→ **WORK TO COMPLETE**:
Retype the records below from their first line through the line holding "from matplotlib.ticker import", including both ends and no pictures.

START

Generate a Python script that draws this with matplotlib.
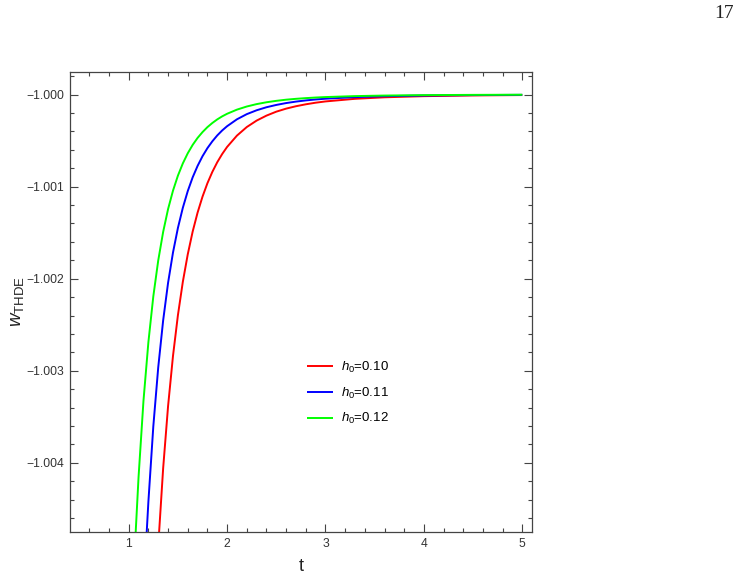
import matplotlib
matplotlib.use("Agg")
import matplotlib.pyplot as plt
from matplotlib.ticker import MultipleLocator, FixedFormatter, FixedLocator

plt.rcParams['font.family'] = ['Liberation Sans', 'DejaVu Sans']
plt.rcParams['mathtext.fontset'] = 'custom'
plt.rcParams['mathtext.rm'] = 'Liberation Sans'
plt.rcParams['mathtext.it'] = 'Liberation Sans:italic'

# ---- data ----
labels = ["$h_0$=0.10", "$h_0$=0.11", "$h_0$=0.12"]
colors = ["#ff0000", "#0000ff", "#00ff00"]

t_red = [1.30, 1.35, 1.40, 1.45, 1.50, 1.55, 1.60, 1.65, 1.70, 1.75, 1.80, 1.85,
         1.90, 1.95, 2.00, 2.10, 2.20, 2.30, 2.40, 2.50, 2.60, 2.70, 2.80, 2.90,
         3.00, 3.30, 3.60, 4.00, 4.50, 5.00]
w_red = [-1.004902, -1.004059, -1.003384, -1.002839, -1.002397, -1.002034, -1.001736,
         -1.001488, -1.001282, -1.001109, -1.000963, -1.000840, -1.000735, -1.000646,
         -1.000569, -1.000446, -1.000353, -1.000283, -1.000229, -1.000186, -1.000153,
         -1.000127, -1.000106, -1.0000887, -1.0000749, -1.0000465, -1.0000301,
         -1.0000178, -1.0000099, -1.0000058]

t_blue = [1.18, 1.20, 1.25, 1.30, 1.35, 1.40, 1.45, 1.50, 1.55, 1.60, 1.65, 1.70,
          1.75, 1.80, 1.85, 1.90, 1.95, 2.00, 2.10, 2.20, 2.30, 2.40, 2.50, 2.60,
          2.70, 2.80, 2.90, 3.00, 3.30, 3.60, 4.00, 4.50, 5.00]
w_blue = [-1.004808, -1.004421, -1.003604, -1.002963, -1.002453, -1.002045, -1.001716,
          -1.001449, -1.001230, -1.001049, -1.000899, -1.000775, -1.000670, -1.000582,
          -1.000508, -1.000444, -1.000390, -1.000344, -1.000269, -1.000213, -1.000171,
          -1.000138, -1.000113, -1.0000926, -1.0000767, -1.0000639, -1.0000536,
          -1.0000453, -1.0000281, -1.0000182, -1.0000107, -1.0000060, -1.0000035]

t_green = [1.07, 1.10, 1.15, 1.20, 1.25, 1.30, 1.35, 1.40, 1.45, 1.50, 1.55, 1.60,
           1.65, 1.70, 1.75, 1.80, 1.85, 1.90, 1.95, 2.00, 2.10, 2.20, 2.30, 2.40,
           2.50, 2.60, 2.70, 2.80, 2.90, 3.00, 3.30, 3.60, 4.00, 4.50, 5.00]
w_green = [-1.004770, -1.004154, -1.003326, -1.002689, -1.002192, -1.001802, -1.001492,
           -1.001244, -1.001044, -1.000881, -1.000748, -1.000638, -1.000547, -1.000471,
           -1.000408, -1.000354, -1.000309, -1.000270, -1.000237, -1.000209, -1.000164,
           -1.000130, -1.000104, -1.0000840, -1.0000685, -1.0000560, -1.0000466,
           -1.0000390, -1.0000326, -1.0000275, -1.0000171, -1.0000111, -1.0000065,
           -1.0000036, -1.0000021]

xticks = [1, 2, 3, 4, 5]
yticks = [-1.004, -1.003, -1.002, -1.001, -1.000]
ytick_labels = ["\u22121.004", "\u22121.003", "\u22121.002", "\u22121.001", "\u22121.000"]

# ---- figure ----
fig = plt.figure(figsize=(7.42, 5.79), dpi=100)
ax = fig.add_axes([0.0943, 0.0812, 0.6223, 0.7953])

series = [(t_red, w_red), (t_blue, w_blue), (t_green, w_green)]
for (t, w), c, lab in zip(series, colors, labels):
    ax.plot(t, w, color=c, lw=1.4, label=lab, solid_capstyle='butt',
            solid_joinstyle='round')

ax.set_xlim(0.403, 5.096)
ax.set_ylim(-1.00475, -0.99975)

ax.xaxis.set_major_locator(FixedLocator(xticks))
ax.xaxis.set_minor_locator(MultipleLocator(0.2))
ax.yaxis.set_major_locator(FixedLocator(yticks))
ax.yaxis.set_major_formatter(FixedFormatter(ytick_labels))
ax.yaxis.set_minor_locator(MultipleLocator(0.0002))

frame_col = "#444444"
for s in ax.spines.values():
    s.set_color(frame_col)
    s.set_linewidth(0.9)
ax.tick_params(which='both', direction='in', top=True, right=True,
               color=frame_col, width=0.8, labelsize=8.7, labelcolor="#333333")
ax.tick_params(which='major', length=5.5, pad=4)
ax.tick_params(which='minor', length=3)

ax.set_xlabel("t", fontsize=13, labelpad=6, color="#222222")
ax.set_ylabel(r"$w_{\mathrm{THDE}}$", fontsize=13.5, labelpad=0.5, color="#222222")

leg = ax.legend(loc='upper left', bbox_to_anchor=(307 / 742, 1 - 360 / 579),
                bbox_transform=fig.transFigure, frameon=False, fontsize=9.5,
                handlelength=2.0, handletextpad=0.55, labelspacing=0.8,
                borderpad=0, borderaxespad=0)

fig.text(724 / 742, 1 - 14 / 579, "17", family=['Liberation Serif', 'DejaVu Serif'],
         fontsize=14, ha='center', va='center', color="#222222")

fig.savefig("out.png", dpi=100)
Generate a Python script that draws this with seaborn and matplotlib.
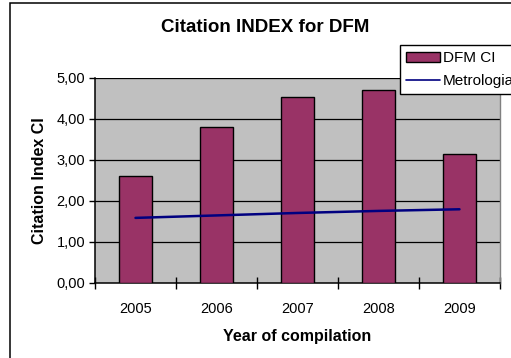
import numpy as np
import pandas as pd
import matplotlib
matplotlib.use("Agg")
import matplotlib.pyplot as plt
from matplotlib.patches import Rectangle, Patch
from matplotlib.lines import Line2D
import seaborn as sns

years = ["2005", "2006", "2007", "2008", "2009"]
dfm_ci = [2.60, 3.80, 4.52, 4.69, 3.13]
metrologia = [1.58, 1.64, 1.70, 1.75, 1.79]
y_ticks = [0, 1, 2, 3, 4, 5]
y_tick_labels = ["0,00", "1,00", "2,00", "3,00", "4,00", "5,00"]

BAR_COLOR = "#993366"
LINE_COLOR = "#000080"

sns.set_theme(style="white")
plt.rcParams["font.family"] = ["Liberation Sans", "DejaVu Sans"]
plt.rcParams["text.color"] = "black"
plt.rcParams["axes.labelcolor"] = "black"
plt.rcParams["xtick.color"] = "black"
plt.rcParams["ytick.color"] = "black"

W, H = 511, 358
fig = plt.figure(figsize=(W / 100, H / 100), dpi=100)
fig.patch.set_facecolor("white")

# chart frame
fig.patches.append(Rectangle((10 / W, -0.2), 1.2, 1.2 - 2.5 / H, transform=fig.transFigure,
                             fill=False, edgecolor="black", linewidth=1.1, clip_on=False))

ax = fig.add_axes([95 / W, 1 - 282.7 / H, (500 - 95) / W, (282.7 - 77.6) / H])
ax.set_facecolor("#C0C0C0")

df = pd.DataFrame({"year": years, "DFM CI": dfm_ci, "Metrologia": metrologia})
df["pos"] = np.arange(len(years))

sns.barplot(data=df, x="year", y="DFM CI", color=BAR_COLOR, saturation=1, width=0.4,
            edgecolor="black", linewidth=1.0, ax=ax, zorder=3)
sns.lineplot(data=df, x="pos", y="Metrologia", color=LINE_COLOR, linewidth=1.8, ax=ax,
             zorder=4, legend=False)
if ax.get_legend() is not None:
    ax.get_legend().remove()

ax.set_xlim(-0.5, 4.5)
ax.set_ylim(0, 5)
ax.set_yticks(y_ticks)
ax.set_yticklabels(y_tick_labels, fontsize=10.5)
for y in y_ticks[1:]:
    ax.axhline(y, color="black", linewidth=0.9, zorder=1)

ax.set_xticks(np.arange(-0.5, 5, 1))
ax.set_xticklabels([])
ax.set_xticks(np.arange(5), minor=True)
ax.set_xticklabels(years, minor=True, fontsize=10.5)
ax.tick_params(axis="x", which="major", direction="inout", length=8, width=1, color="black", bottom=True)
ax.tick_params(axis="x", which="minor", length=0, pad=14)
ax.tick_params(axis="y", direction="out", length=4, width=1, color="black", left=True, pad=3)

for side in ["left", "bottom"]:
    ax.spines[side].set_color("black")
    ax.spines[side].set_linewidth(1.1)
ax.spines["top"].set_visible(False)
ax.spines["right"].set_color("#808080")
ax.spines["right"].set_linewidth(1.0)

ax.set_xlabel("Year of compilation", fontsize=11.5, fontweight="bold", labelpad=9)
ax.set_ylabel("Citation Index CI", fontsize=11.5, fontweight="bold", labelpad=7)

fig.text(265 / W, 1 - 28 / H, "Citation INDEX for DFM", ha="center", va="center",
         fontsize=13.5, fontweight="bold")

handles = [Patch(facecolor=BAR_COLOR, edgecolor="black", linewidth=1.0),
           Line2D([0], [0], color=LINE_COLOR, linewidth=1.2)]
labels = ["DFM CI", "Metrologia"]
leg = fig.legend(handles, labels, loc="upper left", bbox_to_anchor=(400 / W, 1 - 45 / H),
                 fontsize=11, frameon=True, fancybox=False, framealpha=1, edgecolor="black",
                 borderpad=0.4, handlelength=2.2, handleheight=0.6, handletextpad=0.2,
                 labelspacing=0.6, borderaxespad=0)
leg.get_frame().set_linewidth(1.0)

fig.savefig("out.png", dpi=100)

END

→ **THE COMPLETED TASK**:
Generate a Python script that draws this with matplotlib.
import matplotlib
matplotlib.use("Agg")
import matplotlib.pyplot as plt
from matplotlib.ticker import MultipleLocator, FixedFormatter, FixedLocator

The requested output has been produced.